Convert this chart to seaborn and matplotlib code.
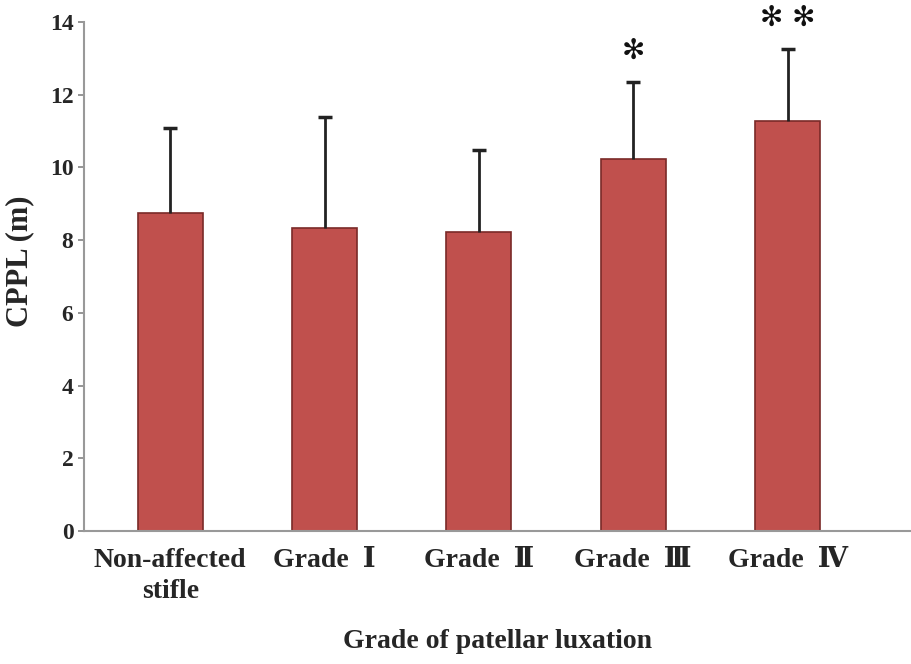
import numpy as np
import pandas as pd
import matplotlib
matplotlib.use('Agg')
import matplotlib.pyplot as plt
import seaborn as sns

groups = ['Non-affected\nstifle', 'Grade  Ⅰ', 'Grade  Ⅱ', 'Grade  Ⅲ', 'Grade  Ⅳ']
means = [8.75, 8.33, 8.22, 10.23, 11.28]
sds = [2.33, 3.06, 2.26, 2.12, 1.98]
marks = ['', '', '', '✻', '✻ ✻']

sns.set_theme(style='white')
plt.rcParams['font.family'] = ['Liberation Serif', 'DejaVu Serif']
plt.rcParams['font.weight'] = 'bold'

df = pd.DataFrame({'group': groups, 'mean': means, 'sd': sds})

fig = plt.figure(figsize=(9.11, 6.64), dpi=100)
ax = fig.add_axes([0.092, 0.200, 0.908, 0.767])

sns.barplot(data=df, x='group', y='mean', color='#C0504D', saturation=1,
            width=0.42, edgecolor='#7A2A28', linewidth=1.2, ax=ax)
xpos = np.arange(len(groups))
eb = ax.errorbar(xpos, means, yerr=[np.zeros(len(sds)), sds], fmt='none',
                 ecolor='#222222', elinewidth=2, capsize=5, capthick=2.5)
# only upper cap
eb[1][0].set_visible(False)
for x, m, s, t in zip(xpos, means, sds, marks):
    if t:
        ax.text(x, m + s + 0.85, t, ha='center', va='center', fontsize=20,
                fontweight='normal', family='DejaVu Sans', color='#111111')

ax.set_xlim(-0.56, 4.8)
ax.set_ylim(0, 14)
ax.set_yticks(range(0, 15, 2))
ax.tick_params(axis='y', labelsize=17, length=4, color='#888888', left=True)
ax.tick_params(axis='x', labelsize=20, length=0, pad=12)
for lbl in ax.get_xticklabels():
    lbl.set_linespacing(1.3)
for sp in ['top', 'right']:
    ax.spines[sp].set_visible(False)
for sp in ['left', 'bottom']:
    ax.spines[sp].set_color('#999999')
    ax.spines[sp].set_linewidth(1.5)
ax.set_ylabel('CPPL (m)', fontsize=22, fontweight='bold')
ax.yaxis.set_label_coords(-0.06, 0.53)
ax.set_xlabel('Grade of patellar luxation', fontsize=20, fontweight='bold', labelpad=18)

plt.savefig('out.png', dpi=100, facecolor='white')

* _WORK TO BE COMPLETED_:
Tell how many lines in the material contain the word "matplotlib". Only the number is wanted.

* _RESPONSE FOR THIS EXERCISE_:
4